Bottom line: the next time your future mother-in-law offers her opinion on the seating assignment, take a moment to breathe—then react!

It may bring you closer to your partner.

But, it’s not just stress-relief that is a takeaway from a regular meditation. Choosing to adopt quiet time and mindful thinking with your SO might just bring you two closer in your relationship.

“I have meditated for nearly three decades and two decades with my husband,” says Pernetta. “It is a wonderful way of bonding, silently—no words. It brings a deeper aspect to your relationship where one is affirming that we are more than the verbal mind. That there is a deep feeling connection with the universe and with each other,” she adds.

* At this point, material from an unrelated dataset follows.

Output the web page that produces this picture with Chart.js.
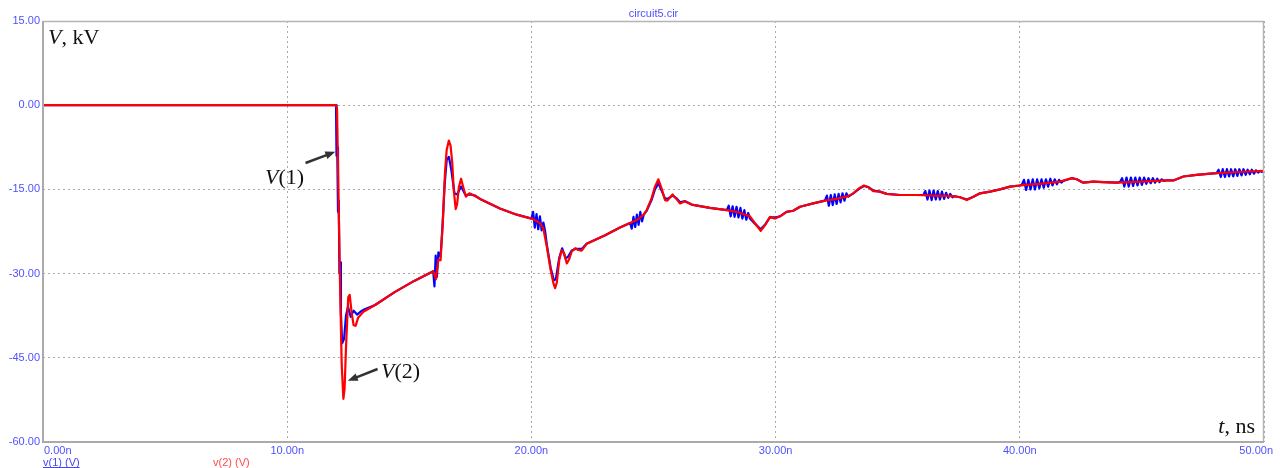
<!DOCTYPE html>
<html>
<head>
<meta charset="utf-8">
<script src="https://cdn.jsdelivr.net/npm/chart.js@4.4.1/dist/chart.umd.min.js"></script>
<style>
  html, body { margin: 0; padding: 0; background: #ffffff; }
  #wrap { width: 1283px; height: 468px; }
</style>
</head>
<body>
<div id="wrap"><canvas id="plot" width="1283" height="468"></canvas></div>
<script>
// Time axis (ns) and voltage axis (kV) tick values
const xTickValues = [0, 10, 20, 30, 40, 50];
const yTickValues = [-60, -45, -30, -15, 0, 15];

// v(1): [time ns, voltage kV]
const v1Points = [
  [0, 0], [12.0, 0], [12.02, -9], [12.05, -7.5], [12.08, -19], [12.11, -17], [12.14, -30], [12.17, -28],
  [12.20, -37], [12.25, -42.4], [12.33, -41.6], [12.41, -37.4], [12.49, -35.9], [12.60, -37.7],
  [12.72, -36.6], [12.86, -37.3], [13.0, -36.8], [13.15, -36.4], [13.6, -35.6], [14.4, -33.3],
  [15.2, -31.3], [15.98, -29.6], [16.03, -32.3], [16.08, -26.8], [16.13, -30.6], [16.19, -26.2],
  [16.28, -27.0], [16.36, -21.5], [16.45, -14], [16.53, -9.8], [16.62, -9.2], [16.72, -11.5],
  [16.85, -15.7], [16.96, -15.9], [17.12, -14.5], [17.30, -16.0], [17.5, -15.9], [17.7, -16.1],
  [17.90, -16.7], [18.71, -18.4], [19.4, -19.5],
  [20.00, -20.2], [20.07, -19.0], [20.14, -21.8], [20.21, -19.4], [20.28, -22.1], [20.35, -19.8],
  [20.42, -22.3], [20.49, -20.9], [20.56, -22.4],
  [20.63, -24.8], [20.79, -29.0], [20.92, -31.2], [21.0, -31.0], [21.14, -27.2], [21.26, -25.5],
  [21.40, -27.3], [21.50, -27.0], [21.65, -25.9], [21.80, -25.6], [22.06, -25.6], [22.26, -24.7],
  [23.0, -23.2], [23.63, -21.8],
  [24.04, -21.0], [24.11, -22.0], [24.18, -19.9], [24.25, -21.7], [24.32, -19.5], [24.39, -21.3],
  [24.46, -19.0], [24.53, -20.7], [24.60, -19.5],
  [24.72, -18.8], [24.92, -16.9], [25.06, -15.0], [25.20, -13.9], [25.33, -15.2], [25.47, -16.6],
  [25.57, -16.7], [25.78, -16.1], [25.92, -16.5], [26.09, -17.3], [26.29, -17.1], [26.56, -17.7],
  [27.31, -18.3],
  [28.0, -18.7], [28.08, -17.9], [28.16, -19.8], [28.24, -18.0], [28.32, -19.9], [28.40, -18.1],
  [28.48, -20.0], [28.56, -18.3], [28.64, -20.2], [28.72, -18.7], [28.80, -20.4], [28.88, -19.2],
  [28.95, -20.2],
  [29.15, -21.1], [29.39, -22.1], [29.58, -21.2], [29.77, -20.0], [29.98, -20.0], [30.18, -19.8],
  [30.45, -19.0], [30.72, -18.8], [31.0, -18.1], [31.54, -17.5],
  [32.02, -17.0], [32.10, -16.1], [32.18, -17.9], [32.26, -16.0], [32.34, -17.8], [32.42, -15.9],
  [32.50, -17.6], [32.58, -15.8], [32.66, -17.3], [32.74, -15.7], [32.82, -17.0], [32.90, -15.7],
  [32.98, -16.3],
  [33.18, -15.7], [33.42, -14.9], [33.62, -14.4], [33.8, -14.6], [34.0, -15.2], [34.27, -15.4],
  [34.55, -15.8], [35.09, -16.0], [35.78, -16.0],
  [36.05, -16.0], [36.13, -15.3], [36.22, -16.8], [36.30, -15.2], [36.39, -16.9], [36.47, -15.2],
  [36.56, -16.8], [36.64, -15.3], [36.73, -16.8], [36.81, -15.4], [36.90, -16.7], [36.98, -15.6],
  [37.07, -16.5], [37.15, -15.8], [37.24, -16.4], [37.30, -16.2],
  [37.55, -16.4], [37.83, -16.8], [38.1, -16.3], [38.37, -15.7], [38.78, -15.4], [39.19, -15.0],
  [39.6, -14.5], [40.0, -14.3],
  [40.08, -14.2], [40.17, -13.3], [40.26, -15.1], [40.35, -13.3], [40.44, -15.0], [40.53, -13.2],
  [40.62, -15.0], [40.71, -13.2], [40.80, -14.8], [40.89, -13.2], [40.98, -14.7], [41.07, -13.2],
  [41.16, -14.5], [41.25, -13.1], [41.34, -14.3], [41.43, -13.2], [41.52, -14.1], [41.61, -13.3],
  [41.70, -13.8], [41.78, -13.5],
  [42.13, -13.0], [42.33, -13.2], [42.6, -13.8], [43.01, -13.6], [43.42, -13.7], [43.97, -13.8],
  [44.10, -13.7], [44.19, -13.0], [44.28, -14.5], [44.37, -12.9], [44.46, -14.5], [44.55, -12.9],
  [44.64, -14.4], [44.73, -12.9], [44.82, -14.3], [44.91, -12.9], [45.00, -14.2], [45.09, -12.9],
  [45.18, -14.0], [45.27, -13.0], [45.36, -13.9], [45.45, -13.0], [45.54, -13.8], [45.63, -13.1],
  [45.72, -13.7], [45.81, -13.2], [45.90, -13.5], [46.00, -13.4],
  [46.29, -13.4], [46.7, -12.7], [47.24, -12.4], [47.8, -12.2],
  [48.06, -12.1], [48.14, -11.5], [48.23, -12.8], [48.31, -11.4], [48.40, -12.8], [48.48, -11.4],
  [48.57, -12.7], [48.65, -11.4], [48.74, -12.7], [48.82, -11.4], [48.91, -12.6], [48.99, -11.4],
  [49.08, -12.5], [49.16, -11.4], [49.25, -12.4], [49.33, -11.5], [49.42, -12.3], [49.50, -11.5],
  [49.59, -12.2], [49.67, -11.6], [49.76, -12.0], [49.84, -11.7], [49.92, -11.9], [50.0, -11.7]
];

// v(2): [time ns, voltage kV]
const v2Points = [
  [0, 0], [12.0, 0], [12.04, -0.6], [12.09, -13], [12.16, -31], [12.23, -46], [12.30, -52.3],
  [12.35, -50.5], [12.41, -43], [12.50, -34.2], [12.56, -33.8], [12.64, -37], [12.72, -39.2],
  [12.80, -39.3], [12.91, -37.8], [13.12, -36.8], [13.6, -35.6], [14.4, -33.3], [15.2, -31.3],
  [15.98, -29.6], [16.09, -31], [16.19, -27.5], [16.28, -27.6], [16.37, -21], [16.46, -12.1],
  [16.53, -8], [16.62, -6.3], [16.69, -7.2], [16.76, -10.3], [16.82, -15.1], [16.90, -18.5],
  [16.96, -17.6], [17.03, -14.6], [17.12, -13.1], [17.21, -14.6], [17.32, -16.3], [17.46, -15.7],
  [17.62, -16], [17.90, -16.7], [18.71, -18.4], [19.4, -19.5], [20.01, -20.2], [20.15, -20.5],
  [20.35, -21], [20.49, -22], [20.63, -25.2], [20.79, -29.4], [20.90, -31.7], [20.97, -32.6],
  [21.04, -31.6], [21.14, -27.6], [21.24, -25.8], [21.34, -26.4], [21.45, -28.2], [21.54, -27.5],
  [21.65, -26.1], [21.79, -25.5], [21.92, -25.8], [22.06, -25.9], [22.26, -24.7], [23.0, -23.2],
  [23.63, -21.8], [24.04, -21.0], [24.3, -20.5], [24.58, -19.6], [24.72, -18.7], [24.92, -16.6],
  [25.06, -14.5], [25.20, -13.2], [25.33, -14.8], [25.47, -16.9], [25.57, -17.0], [25.78, -15.9],
  [25.92, -16.6], [26.09, -17.5], [26.29, -17.1], [26.56, -17.7], [27.31, -18.3], [28.0, -18.7],
  [28.5, -19.1], [28.95, -19.8], [29.2, -21.3], [29.39, -22.4], [29.58, -21.3], [29.77, -19.9],
  [29.98, -20.2], [30.18, -19.8], [30.45, -19.0], [30.72, -18.8], [31.0, -18.1], [31.54, -17.5],
  [32.02, -17.0], [32.5, -16.7], [32.98, -16.2], [33.18, -15.7], [33.42, -14.8], [33.62, -14.3],
  [33.8, -14.6], [34.0, -15.3], [34.27, -15.4], [34.55, -15.8], [35.09, -16.0], [35.78, -16.0],
  [36.5, -16.1], [37.28, -16.2], [37.55, -16.4], [37.83, -16.9], [38.1, -16.3], [38.37, -15.7],
  [38.78, -15.4], [39.19, -15.0], [39.6, -14.5], [40.0, -14.3], [40.8, -14.0], [41.65, -13.6],
  [42.13, -13.0], [42.33, -13.2], [42.6, -13.8], [43.01, -13.6], [43.42, -13.7], [43.97, -13.8],
  [45.0, -13.6], [46.0, -13.4], [46.29, -13.4], [46.7, -12.7], [47.24, -12.4], [48.06, -12.1],
  [49.0, -11.9], [50.0, -11.7]
];

// Callouts placed in data units [time ns, voltage kV]
const v1Label = { text: '1', at: [9.09, -14.0], tail: [10.75, -10.3], tip: [11.97, -8.3] };
const v2Label = { text: '2', at: [13.84, -48.6], tail: [13.70, -47.0], tip: [12.48, -49.1] };

const TICK_BLUE = '#5050ff';
const GRID = '#a9a9a9';

const toXY = pts => pts.map(p => ({ x: p[0], y: p[1] }));

const decorations = {
  id: 'decorations',
  afterDraw(chart) {
    const ctx = chart.ctx;
    const area = chart.chartArea;
    const xs = chart.scales.x;
    const ys = chart.scales.y;
    ctx.save();

    // plot frame
    ctx.strokeStyle = '#b4b4b4';
    ctx.lineWidth = 1.5;
    ctx.beginPath();
    ctx.moveTo(area.left, area.top + 0.5);
    ctx.lineTo(area.right, area.top + 0.5);
    ctx.moveTo(area.right - 0.5, area.top);
    ctx.lineTo(area.right - 0.5, area.bottom);
    ctx.stroke();
    ctx.strokeStyle = '#aaaaaa';
    ctx.lineWidth = 2;
    ctx.beginPath();
    ctx.moveTo(area.left, area.top);
    ctx.lineTo(area.left, area.bottom);
    ctx.lineTo(area.right, area.bottom);
    ctx.stroke();

    // title
    ctx.fillStyle = TICK_BLUE;
    ctx.font = '11px "Liberation Sans", Arial, sans-serif';
    ctx.textAlign = 'center';
    ctx.textBaseline = 'alphabetic';
    ctx.fillText('circuit5.cir', (area.left + area.right) / 2, 17);

    // time tick labels
    ctx.textBaseline = 'middle';
    xTickValues.forEach((v, i) => {
      const px = xs.getPixelForValue(v);
      const label = v.toFixed(2) + 'n';
      if (i === 0) { ctx.textAlign = 'left'; ctx.fillText(label, px + 1, area.bottom + 9); }
      else if (i === xTickValues.length - 1) { ctx.textAlign = 'right'; ctx.fillText(label, px + 9, area.bottom + 9); }
      else { ctx.textAlign = 'center'; ctx.fillText(label, px, area.bottom + 9); }
    });

    // trace names
    ctx.textAlign = 'left';
    ctx.textBaseline = 'alphabetic';
    ctx.fillStyle = '#4646ee';
    ctx.fillText('v(1) (V)', area.left, 466);
    const w1 = ctx.measureText('v(1) (V)').width;
    ctx.fillRect(area.left, 467, w1, 1);
    ctx.fillStyle = '#ff4a4a';
    ctx.fillText('v(2) (V)', 213, 466);

    // axis quantity labels (serif)
    const serifItalic = 'italic 22px "Liberation Serif", "Times New Roman", serif';
    const serif = '22px "Liberation Serif", "Times New Roman", serif';
    ctx.fillStyle = '#111111';
    const drawPair = (italicPart, rest, x, y) => {
      ctx.font = serifItalic;
      ctx.fillText(italicPart, x, y);
      const w = ctx.measureText(italicPart).width;
      ctx.font = serif;
      ctx.fillText(rest, x + w, y);
      return w + ctx.measureText(rest).width;
    };
    drawPair('V', ', kV', area.left + 5, area.top + 23);
    ctx.font = serif;
    const tw = ctx.measureText(', ns').width;
    ctx.font = serifItalic;
    const tiw = ctx.measureText('t').width;
    drawPair('t', ', ns', area.right - 9 - tw - tiw, area.bottom - 9);

    // curve callouts with arrows
    const arrow = (tail, tip) => {
      const x0 = xs.getPixelForValue(tail[0]), y0 = ys.getPixelForValue(tail[1]);
      const x1 = xs.getPixelForValue(tip[0]), y1 = ys.getPixelForValue(tip[1]);
      const ang = Math.atan2(y1 - y0, x1 - x0);
      const head = 10, half = 4;
      ctx.strokeStyle = '#333333';
      ctx.fillStyle = '#333333';
      ctx.lineWidth = 2.5;
      ctx.beginPath();
      ctx.moveTo(x0, y0);
      ctx.lineTo(x1 - Math.cos(ang) * head * 0.8, y1 - Math.sin(ang) * head * 0.8);
      ctx.stroke();
      ctx.beginPath();
      ctx.moveTo(x1, y1);
      ctx.lineTo(x1 - Math.cos(ang) * head - Math.sin(ang) * half, y1 - Math.sin(ang) * head + Math.cos(ang) * half);
      ctx.lineTo(x1 - Math.cos(ang) * head + Math.sin(ang) * half, y1 - Math.sin(ang) * head - Math.cos(ang) * half);
      ctx.closePath();
      ctx.fill();
    };
    [v1Label, v2Label].forEach(l => {
      ctx.fillStyle = '#111111';
      drawPair('V', '(' + l.text + ')', xs.getPixelForValue(l.at[0]), ys.getPixelForValue(l.at[1]));
      arrow(l.tail, l.tip);
    });

    ctx.restore();
  }
};

new Chart(document.getElementById('plot'), {
  type: 'line',
  data: {
    datasets: [
      {
        label: 'v(1) (V)',
        data: toXY(v1Points),
        borderColor: '#0000ff',
        borderWidth: 2.2,
        borderJoinStyle: 'round',
        borderCapStyle: 'round',
        pointRadius: 0,
        tension: 0,
        order: 2
      },
      {
        label: 'v(2) (V)',
        data: toXY(v2Points),
        borderColor: '#ff0000',
        borderWidth: 2.2,
        borderJoinStyle: 'round',
        borderCapStyle: 'round',
        pointRadius: 0,
        tension: 0,
        order: 1
      }
    ]
  },
  options: {
    responsive: false,
    animation: false,
    devicePixelRatio: 1,
    parsing: false,
    layout: { padding: { top: 21, right: 19, left: 0, bottom: 0 } },
    plugins: { legend: { display: false }, tooltip: { enabled: false }, title: { display: false } },
    scales: {
      x: {
        type: 'linear',
        min: 0,
        max: 50,
        afterBuildTicks: s => { s.ticks = xTickValues.map(v => ({ value: v })); },
        afterFit: s => { s.height = 26; },
        ticks: { display: false },
        grid: { color: GRID, lineWidth: 1, drawTicks: false },
        border: { display: false, dash: [2, 3] }
      },
      y: {
        type: 'linear',
        min: -60,
        max: 15,
        afterBuildTicks: s => { s.ticks = yTickValues.map(v => ({ value: v })); },
        afterFit: s => { s.width = 43; },
        ticks: {
          color: TICK_BLUE,
          padding: 3,
          font: { family: '"Liberation Sans", Arial, sans-serif', size: 11 },
          callback: v => Number(v).toFixed(2)
        },
        grid: { color: GRID, lineWidth: 1, drawTicks: false },
        border: { display: false, dash: [2, 3] }
      }
    }
  },
  plugins: [decorations]
});
</script>
</body>
</html>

However, don’t think that you and your partner need to sit in a candlelit room together chanting. Instead, Dr. Handler advises thinking of meditating together in a less formal manner. She recommends practicing more in terms of the ways in which meditation can help a couple be more grounded, calm, engaged, and present.

“What couples can do, is [to] set an intention to bring that level of mindfulness into their daily lives and into their interactions with one another,” she says. “Finding ways and even particular times of the day or specific activities where couples set the intention to limit distractions and just be together can be extremely helpful,” she notes.

So, how do I start?

If carving out time during your day to meditate seems like a challenge, take it one step at a time. Always remember there is no wrong way to meditate.

“Your mind will pop up and do things and think things, and the body will be uncomfortable. Noises will irritate you,” explains Pernetta. “The trap we fall into oftentimes here is to think [that] all of that means ‘it isn’t working’ or ‘I’m no good at this’ or ‘nothing is happening.’”

She explains that this is all completely natural. The best way to respond is to accept all of that as part of the process. Simply put your mind back on your breath. Realize there is no particular “goal” you need to achieve. The act of meditating is the goal itself. “The rest of the process will unfold naturally over time,” she says.

Sounds like pretty good relationship advice, too.